**OBJECTIVE:** Nothing outside the stretch should be returned: give exactly the lines from the line containing "Rebuild this chart" through the line containing "80, 90, 100]", including both.

**MATERIALS PROVIDED:**
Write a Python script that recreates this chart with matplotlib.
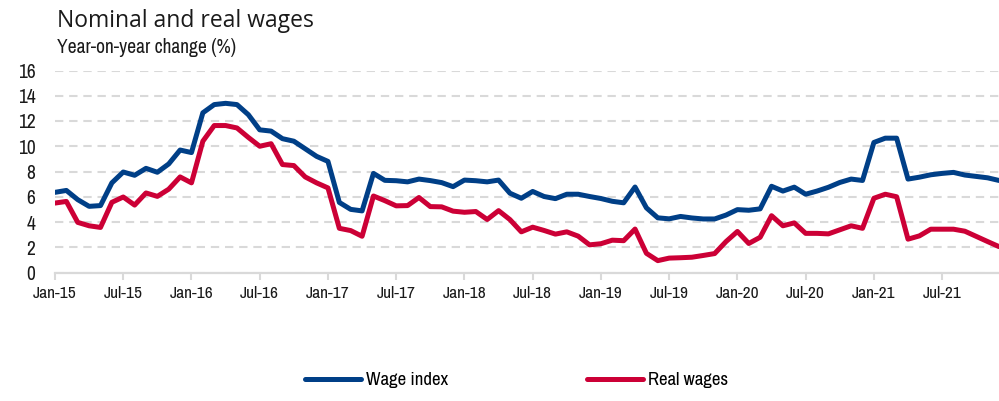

* * *

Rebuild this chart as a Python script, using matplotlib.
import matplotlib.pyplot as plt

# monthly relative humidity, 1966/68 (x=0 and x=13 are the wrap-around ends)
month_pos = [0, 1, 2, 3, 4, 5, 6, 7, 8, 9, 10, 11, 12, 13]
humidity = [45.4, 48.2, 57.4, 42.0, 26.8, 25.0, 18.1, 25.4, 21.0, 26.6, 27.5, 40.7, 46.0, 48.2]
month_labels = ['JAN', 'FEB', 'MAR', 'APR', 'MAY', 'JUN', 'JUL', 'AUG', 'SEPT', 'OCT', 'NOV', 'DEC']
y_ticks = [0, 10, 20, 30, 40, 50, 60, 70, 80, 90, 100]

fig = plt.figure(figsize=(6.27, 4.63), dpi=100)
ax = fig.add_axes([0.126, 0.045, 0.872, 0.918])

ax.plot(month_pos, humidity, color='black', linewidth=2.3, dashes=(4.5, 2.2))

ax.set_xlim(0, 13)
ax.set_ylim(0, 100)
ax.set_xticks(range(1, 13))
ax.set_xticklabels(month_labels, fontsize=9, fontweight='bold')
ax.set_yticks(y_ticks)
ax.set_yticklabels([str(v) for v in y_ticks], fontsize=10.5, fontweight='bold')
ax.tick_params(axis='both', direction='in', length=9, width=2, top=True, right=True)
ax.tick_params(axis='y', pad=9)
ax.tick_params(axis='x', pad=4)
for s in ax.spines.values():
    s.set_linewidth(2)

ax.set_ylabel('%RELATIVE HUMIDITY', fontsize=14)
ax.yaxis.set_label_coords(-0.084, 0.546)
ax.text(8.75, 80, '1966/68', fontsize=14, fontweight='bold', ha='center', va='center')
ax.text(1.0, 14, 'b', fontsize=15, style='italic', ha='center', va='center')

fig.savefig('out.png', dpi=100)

**EXPECTED OUTPUT:**
Rebuild this chart as a Python script, using matplotlib.
import matplotlib.pyplot as plt

# monthly relative humidity, 1966/68 (x=0 and x=13 are the wrap-around ends)
month_pos = [0, 1, 2, 3, 4, 5, 6, 7, 8, 9, 10, 11, 12, 13]
humidity = [45.4, 48.2, 57.4, 42.0, 26.8, 25.0, 18.1, 25.4, 21.0, 26.6, 27.5, 40.7, 46.0, 48.2]
month_labels = ['JAN', 'FEB', 'MAR', 'APR', 'MAY', 'JUN', 'JUL', 'AUG', 'SEPT', 'OCT', 'NOV', 'DEC']
y_ticks = [0, 10, 20, 30, 40, 50, 60, 70, 80, 90, 100]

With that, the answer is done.